Unleashing Computing Power through All-Ethernet Adoption with the Huawei CloudFabric 3.0 Hyper-Converged DCN Solution

2021-07-02

Leon Wang

President, Data Communication Product Line, Huawei

Once the cornerstone of the industrial era, electric power has now taken a backseat, giving way for computing to fulfill an equivalent role in today's digital world. Computing power, of course, is fueled by data centers that store, analyze, and calculate massive volumes of data, across the entire data lifecycle.

To better mine value from data, an ever sharper focus is being placed on achieving ever greater computing power. Yet, merely increasing the scale of Data Center Networks (DCNs), in pursuit of such growth, is no longer enough. In fact, the strength of a DCN actually now lies in its computing power.

Convergence Is Inevitable in Pursuit of Faster Data Flows and Data Handling

Computing power is typically used to evaluate the extent to which a server processes data, and to what degree computing, storage, and network resources are collaboratively orchestrated. In short, in order to deliver high computing power, the DCNs that connect various types of data center resources need to ensure efficient, smooth data flows.

Depending on connected resources, DCNs are classified into three key categories. General-purpose computing networks provide services for external user terminals. Storage networks are responsible for the storage, read and write, and backup of data. And High-Performance Computing (HPC) networks connect Central Processing Unit (CPU) and Graphics Processing Unit (GPU) servers in order to perform HPC and Artificial Intelligence (AI) training.

In order to accelerate the flow and handling of data, these three types of networks must collaborate with each other. Only then can computer power reach its true potential. However, these network types are built over different protocols. Specifically, general-purpose computing networks are usually built on the open Ethernet protocol, while Fibre Channel (FC) and InfiniBand (IB) are adopted to construct conventional centralized storage networks and HPC networks, respectively. With three siloed network architectures, computing power and data flow are sacrificed. But network convergence must be achieved.
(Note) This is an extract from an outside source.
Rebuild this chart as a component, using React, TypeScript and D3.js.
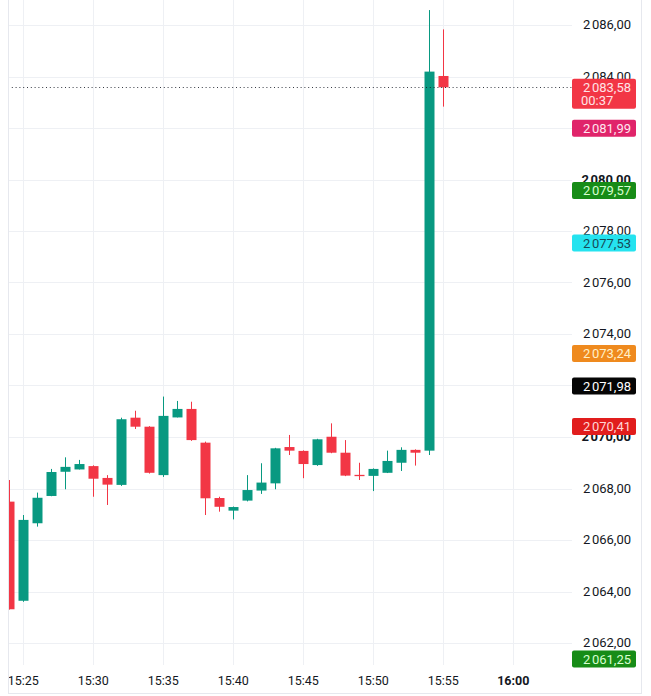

DCNs Are Approaching All-Ethernet, Creating Opportunities for Convergence

DCNs ignite the vitality of cloud applications as well as computing and storage resources, driving transformation forward. This, in turn, pushes DCNs toward embracing all-Ethernet adoption. Applications and resources are, as a result, undergoing three major transformations.

• Cloud-based upgrade: As industry services migrate to the cloud, the Information Technology (IT) architecture of enterprises, big and small, are evolving from locally centralized to distributed, on one or even multiple clouds. Open Ethernet architecture is highly interoperable, scalable, and agile, and can be flexibly invoked by the cloud, while also delivering high-level security in multi-tenant scenarios. These factors ultimately position Ethernet as a great choice for building general-purpose computing networks.

• All-flash storage: As Hard Disk Drives (HDDs) upgrade toward all-flash, the read and write performance of storage media is improved by a factor of 100. This exceeds the bandwidth upper limit — 32G and 64G — of FC networks, raising a new question: how can the throughput requirements of the all-flash era best be met? To find the answer, the industry has turned its attention toward Ethernet, which can deliver up to 400 GE bandwidth and therefore serve as a new standard for next generation storage networks.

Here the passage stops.